Let $\{ {y_k}\}$ be a sequence of functions, ${y_k} \in {\Pi _{s \in S}}{E_s}$ where $S$ is a nonempty subset of the $l$-dimensional Euclidean space and ${E_s}$ is an ordered vector space with positive cone ${K_s}$. If ${y_k} \in {\Pi _{s \in S}}{E_s}$, sufficient conditions are given that $\{ {y_k}\}$ have a subsequence $\{ {h_k}\}$ such that for each $t \in S$ the sequence $\{ {h_k}(t)\}$ is monotone for $k$ sufficiently large, depending on $t$. If each ${E_s}$ is an ordered topological vector space, sufficient conditions are given that $\{ {y_k}\}$ has a subsequence $\{ {h_k}\}$ such that for every $t \in S$ the sequence $\{ {h_k}(t)\}$ is either monotone for $k$ sufficiently large depending on $t$, or else the sequence $\{ {h_k}(t)\}$ is convergent.
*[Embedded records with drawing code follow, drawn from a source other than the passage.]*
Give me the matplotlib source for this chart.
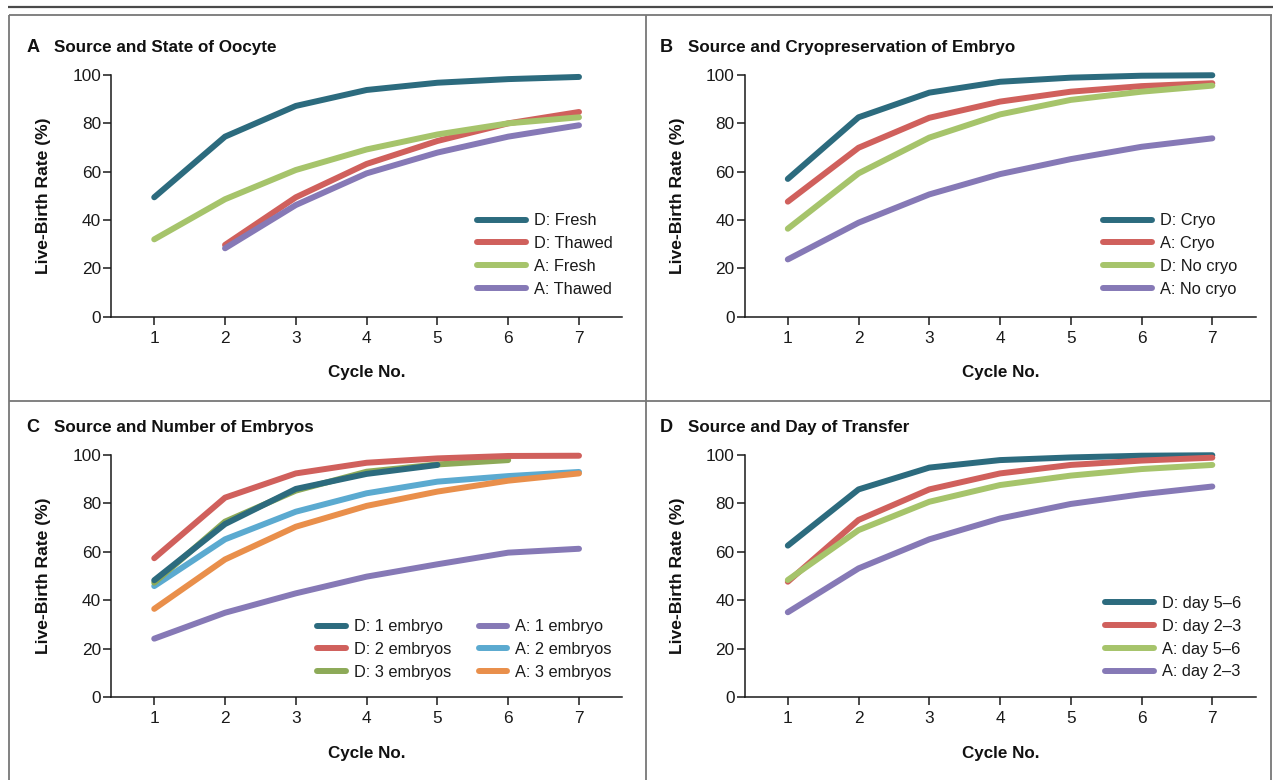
import matplotlib
matplotlib.use('Agg')
import matplotlib.pyplot as plt
from matplotlib import font_manager as fm
from matplotlib.lines import Line2D

# ---------------- data ----------------
cycles = [1, 2, 3, 4, 5, 6, 7]

# Panel A: Source and State of Oocyte
a_d_fresh = [49.4, 74.5, 87.2, 93.8, 96.8, 98.3, 99.2]
a_d_thawed = [29.7, 49.4, 63.2, 72.7, 80.0, 84.7]          # cycles 2-7
a_a_fresh = [32.0, 48.6, 60.7, 69.2, 75.4, 80.0, 82.5]
a_a_thawed = [28.3, 46.2, 59.3, 67.9, 74.5, 79.2]          # cycles 2-7

# Panel B: Source and Cryopreservation of Embryo
b_d_cryo = [57.0, 82.5, 92.7, 97.2, 98.9, 99.7, 99.9]
b_a_cryo = [47.6, 69.9, 82.3, 89.0, 93.1, 95.4, 96.6]
b_d_nocryo = [36.4, 59.3, 74.1, 83.7, 89.7, 93.1, 95.6]
b_a_nocryo = [23.7, 38.9, 50.6, 59.0, 65.2, 70.3, 73.8]

# Panel C: Source and Number of Embryos
c_d_1 = [48.3, 71.5, 86.0, 92.2, 95.9]                     # cycles 1-5
c_d_2 = [57.4, 82.4, 92.4, 96.8, 98.6, 99.6, 99.7]
c_d_3 = [47.3, 72.5, 85.3, 93.1, 96.1, 97.9]               # cycles 1-6
c_a_1 = [24.2, 34.9, 42.9, 49.8, 54.9, 59.7, 61.3]
c_a_2 = [45.9, 65.2, 76.6, 84.2, 89.0, 91.3, 93.0]
c_a_3 = [36.5, 56.9, 70.4, 79.0, 84.9, 89.4, 92.4]

# Panel D: Source and Day of Transfer
d_d_56 = [62.6, 85.8, 94.8, 97.9, 99.0, 99.7, 99.9]
d_d_23 = [47.7, 73.2, 85.8, 92.4, 95.9, 97.7, 98.9]
d_a_56 = [48.4, 69.0, 80.7, 87.6, 91.5, 94.2, 95.9]
d_a_23 = [35.1, 53.2, 65.2, 73.8, 79.8, 83.8, 87.0]

yticks = [0, 20, 40, 60, 80, 100]
panel_letters = ['A', 'B', 'C', 'D']
panel_titles = ['Source and State of Oocyte',
                'Source and Cryopreservation of Embryo',
                'Source and Number of Embryos',
                'Source and Day of Transfer']
ylabel = 'Live-Birth Rate (%)'
xlabel = 'Cycle No.'

# ---------------- style ----------------
TEAL = '#2C6B7E'
RED = '#D0605C'
GREEN = '#A6C46B'
PURPLE = '#8679B6'
LBLUE = '#5BAAD0'
ORANGE = '#E98F4B'
OLIVE = '#8DAA58'

avail = {f.name for f in fm.fontManager.ttflist}
if 'Liberation Sans Narrow' in avail:
    FONT, S = 'Liberation Sans Narrow', 1.0
elif 'Liberation Sans' in avail:
    FONT, S = 'Liberation Sans', 0.84
else:
    FONT, S = 'DejaVu Sans', 0.75
plt.rcParams['font.family'] = [FONT, 'DejaVu Sans']

W, H = 1273, 780
fig = plt.figure(figsize=(W / 100, H / 100), dpi=100)
fig.patch.set_facecolor('white')


def fx(x):
    return x / W


def fy(y):
    return 1 - y / H


# frame lines
def fline(x0, y0, x1, y1, color, lw):
    fig.add_artist(Line2D([fx(x0), fx(x1)], [fy(y0), fy(y1)], transform=fig.transFigure,
                          color=color, lw=lw, solid_capstyle='butt'))


fline(8, 6.5, 1273, 6.5, '#4a4a4a', 1.6)
fline(8.5, 14.5, 1271.5, 14.5, '#777777', 1.3)
fline(9, 14.5, 9, 780, '#777777', 1.3)
fline(1271, 14.5, 1271, 780, '#777777', 1.3)
fline(645.7, 14.5, 645.7, 780, '#777777', 1.3)
fline(9, 401.5, 1271, 401.5, '#777777', 1.3)

# axes boxes in pixels: left, right, top, bottom
boxes = [(111.4, 622.4, 75, 316.7), (745, 1255.7, 75, 316.7),
         (111.4, 622.4, 455, 697.3), (745, 1255.7, 455, 697.3)]
axes = []
for (l, r, t, b) in boxes:
    ax = fig.add_axes([fx(l), fy(b), (r - l) / W, (b - t) / H])
    ax.set_xlim(0.395, 7.613)
    ax.set_ylim(0, 100)
    for s in ['top', 'right']:
        ax.spines[s].set_visible(False)
    for s in ['left', 'bottom']:
        ax.spines[s].set_color('#1a1a1a')
        ax.spines[s].set_linewidth(1.1)
    ax.set_xticks(cycles)
    ax.set_yticks(yticks)
    ax.tick_params(axis='both', direction='out', length=5.5, width=1.1, color='#1a1a1a',
                   labelsize=14.8 * S, labelcolor='#1a1a1a')
    ax.tick_params(axis='y', pad=2)
    ax.tick_params(axis='x', pad=4.5)
    ax.patch.set_alpha(0)
    axes.append(ax)

LW = 4.3


def plot(ax, x, y, color, label, z=3):
    ln, = ax.plot(x, y, color=color, lw=LW, solid_capstyle='round', solid_joinstyle='round',
                  label=label, clip_on=False, zorder=z)
    return ln


def legend(ax, handles, hx0, hx1, row1_y):
    fs = 14 * S
    em = fs * 100 / 72
    hl = (hx1 - hx0 - 6) / em
    rowh = 0.93 * em
    leg = ax.legend(handles=handles, loc='upper left',
                    bbox_to_anchor=(fx(hx0 + 3), fy(row1_y - rowh / 2)),
                    bbox_transform=fig.transFigure, frameon=False, borderpad=0,
                    borderaxespad=0, handlelength=hl, handletextpad=0.5,
                    labelspacing=(23 - rowh) / em, fontsize=fs)
    for t in leg.get_texts():
        t.set_color('#1a1a1a')
    return leg


# Panel A
ax = axes[0]
h = [plot(ax, cycles, a_d_fresh, TEAL, 'D: Fresh'),
     plot(ax, cycles[1:], a_d_thawed, RED, 'D: Thawed'),
     plot(ax, cycles, a_a_fresh, GREEN, 'A: Fresh'),
     plot(ax, cycles[1:], a_a_thawed, PURPLE, 'A: Thawed')]
legend(ax, h, 473.5, 528.6, 221)

# Panel B
ax = axes[1]
h = [plot(ax, cycles, b_d_cryo, TEAL, 'D: Cryo'),
     plot(ax, cycles, b_a_cryo, RED, 'A: Cryo'),
     plot(ax, cycles, b_d_nocryo, GREEN, 'D: No cryo'),
     plot(ax, cycles, b_a_nocryo, PURPLE, 'A: No cryo')]
legend(ax, h, 1100, 1154.7, 221)

# Panel C
ax = axes[2]
hd1 = plot(ax, cycles[:5], c_d_1, TEAL, 'D: 1 embryo', z=3.5)
hd2 = plot(ax, cycles, c_d_2, RED, 'D: 2 embryos', z=3.6)
hd3 = plot(ax, cycles[:6], c_d_3, OLIVE, 'D: 3 embryos', z=3.4)
ha1 = plot(ax, cycles, c_a_1, PURPLE, 'A: 1 embryo')
ha2 = plot(ax, cycles, c_a_2, LBLUE, 'A: 2 embryos')
ha3 = plot(ax, cycles, c_a_3, ORANGE, 'A: 3 embryos', z=3.1)
leg1 = legend(ax, [hd1, hd2, hd3], 314, 349, 627)
ax.add_artist(leg1)
legend(ax, [ha1, ha2, ha3], 475.5, 510, 627)

# Panel D
ax = axes[3]
h = [plot(ax, cycles, d_d_56, TEAL, 'D: day 5\u20136'),
     plot(ax, cycles, d_d_23, RED, 'D: day 2\u20133'),
     plot(ax, cycles, d_a_56, GREEN, 'A: day 5\u20136'),
     plot(ax, cycles, d_a_23, PURPLE, 'A: day 2\u20133')]
legend(ax, h, 1102, 1157, 603.5)

# titles and axis labels
title_pos = [(26.5, 54.3, 51.7), (660, 687.6, 51.7), (26.5, 54.3, 431.7), (659.4, 687.6, 431.7)]
for i, (lx, tx, by) in enumerate(title_pos):
    fig.text(fx(lx), fy(by), panel_letters[i], fontsize=15.5 * S, fontweight='bold',
             ha='left', va='baseline', color='#111111')
    fig.text(fx(tx), fy(by), panel_titles[i], fontsize=14.6 * S, fontweight='bold',
             ha='left', va='baseline', color='#111111')

for i, (l, r, t, b) in enumerate(boxes):
    ylx = 44 if l < 600 else 678
    fig.text(fx(ylx), fy((t + b) / 2), ylabel, rotation=90, fontsize=15 * S,
             fontweight='bold', ha='center', va='center', color='#111111')
    fig.text(fx((l + r) / 2), fy(b + 60.3), xlabel, fontsize=14.6 * S, fontweight='bold',
             ha='center', va='baseline', color='#111111')

fig.savefig('out.png', dpi=100, facecolor='white')
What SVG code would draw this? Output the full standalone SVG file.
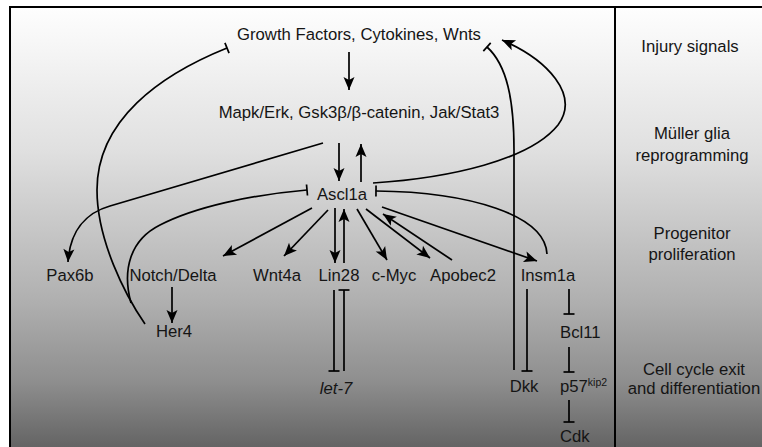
<svg xmlns="http://www.w3.org/2000/svg" width="762" height="447" viewBox="0 0 762 447">
<defs>
<linearGradient id="bg" gradientUnits="userSpaceOnUse" x1="0" y1="7" x2="0" y2="447">
<stop offset="0" stop-color="#fefefe"/>
<stop offset="0.325" stop-color="#e0e0e0"/>
<stop offset="0.666" stop-color="#b0b0b0"/>
<stop offset="0.848" stop-color="#8f8f8f"/>
<stop offset="1" stop-color="#646464"/>
</linearGradient>
<marker id="arr" markerUnits="userSpaceOnUse" markerWidth="16" markerHeight="14" viewBox="-14 -7 16 14" refX="0" refY="0" orient="auto">
<path d="M0,0 L-13,-5.5 L-10,0 L-13,5.5 Z" fill="#000"/>
</marker>
<marker id="inh" markerUnits="userSpaceOnUse" markerWidth="4" markerHeight="14" viewBox="-2 -7 4 14" refX="0" refY="0" orient="auto">
<path d="M0,-5.5 V5.5" stroke="#000" stroke-width="1.7"/>
</marker>
</defs>
<style>
.c{fill:none;stroke:#000;stroke-width:1.7}
.a{marker-end:url(#arr)}
.i{marker-end:url(#inh)}
.t{font-family:"Liberation Sans",Arial,sans-serif;font-size:16.7px;fill:#151515;text-anchor:middle}
.s{text-anchor:start}
.fr{fill:none;stroke:#000;stroke-width:2}
</style>
<rect x="0" y="0" width="762" height="447" fill="#fff"/>
<rect x="10" y="7" width="752" height="440" fill="url(#bg)"/>
<path class="fr" d="M10,447 V7 H762"/>
<path class="fr" d="M615,7 V447"/>

<g id="connectors">
<path class="c a" d="M349,52 L349,90"/>
<path class="c a" d="M339,143 L339,181"/>
<path class="c a" d="M361,182 L361,144"/>
<path class="c a" d="M323,143 L110,206 C85,213 70,232 68,262"/>
<path class="c a" d="M373,183 C450,178 530,160 558,125 C580,95 548,60 502,40"/>
<path class="c i" d="M145,324 C125,295 97,240 97,190 C97,120 160,75 227,48"/>
<path class="c i" d="M131,303 C122,270 130,240 160,225 C195,207 250,195 307,190"/>
<path class="c i" d="M514,370 L514,150 C514,100 507,65 487,47"/>
<path class="c i" d="M547,254 C545,215 470,192 376,191"/>
<path class="c a" d="M382,207 L537,261"/>
<path class="c a" d="M452,260 L383,214"/>
<path class="c a" d="M366,209 L430,258"/>
<path class="c a" d="M357,209 L387,260"/>
<path class="c a" d="M335,208 L335,263"/>
<path class="c a" d="M344,263 L344,209"/>
<path class="c a" d="M328,210 L284,256"/>
<path class="c a" d="M312,208 L223,256"/>
<path class="c a" d="M172,287 L172,323"/>
<path class="c i" d="M334,290 L334,371"/>
<path class="c i" d="M344,371 L344,290"/>
<path class="c i" d="M527,289 L527,371"/>
<path class="c i" d="M569,289 L569,314"/>
<path class="c i" d="M569,347 L569,372"/>
<path class="c i" d="M569,400 L569,422"/>
</g>

<g id="growth-factors"><text class="t" x="359" y="40">Growth Factors, Cytokines, Wnts</text></g>
<g id="mapk"><text class="t" x="359" y="118">Mapk/Erk, Gsk3β/β-catenin, Jak/Stat3</text></g>
<g id="ascl1a"><text class="t" x="342" y="200">Ascl1a</text></g>
<g id="pax6b"><text class="t" x="70" y="281">Pax6b</text></g>
<g id="notch-delta"><text class="t" x="173" y="281">Notch/Delta</text></g>
<g id="wnt4a"><text class="t" x="277" y="281">Wnt4a</text></g>
<g id="lin28"><text class="t" x="339" y="281">Lin28</text></g>
<g id="c-myc"><text class="t" x="394" y="281">c-Myc</text></g>
<g id="apobec2"><text class="t" x="463" y="281">Apobec2</text></g>
<g id="insm1a"><text class="t" x="548" y="281">Insm1a</text></g>
<g id="her4"><text class="t" x="174" y="337">Her4</text></g>
<g id="let-7"><text class="t" x="336" y="394" font-style="italic">let-7</text></g>
<g id="dkk"><text class="t" x="524" y="392">Dkk</text></g>
<g id="bcl11"><text class="t s" x="560" y="338">Bcl11</text></g>
<g id="p57"><text class="t s" x="560" y="392">p57<tspan font-size="10.5" dy="-6">kip2</tspan></text></g>
<g id="cdk"><text class="t s" x="560" y="442">Cdk</text></g>

<g id="stage-labels">
<text class="t" x="690" y="52">Injury signals</text>
<text class="t" x="692" y="139">Müller glia</text>
<text class="t" x="692" y="161">reprogramming</text>
<text class="t" x="692" y="239">Progenitor</text>
<text class="t" x="692" y="260">proliferation</text>
<text class="t" x="694" y="375">Cell cycle exit</text>
<text class="t" x="694" y="394">and differentiation</text>
</g>
</svg>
If ${E_s} = B$ for each $s$ and $B$ a Banach space then a definition of bounded variation is given so that if $\{ {y_k}\}$ is uniformly norm bounded and the variation of the functions ${y_k}$ is uniformly bounded then there is a convergent subsequence $\{ {h_k}\}$ of $\{ {y_k}\}$. In the case ${E_s} = E$ for each $s \in S$ and $E$ is such that bounded monotone sequences converge then the given conditions imply the existence of a subsequence $\{ {h_k}\}$ of $\{ {y_k}\}$ which converges for each $t \in S$.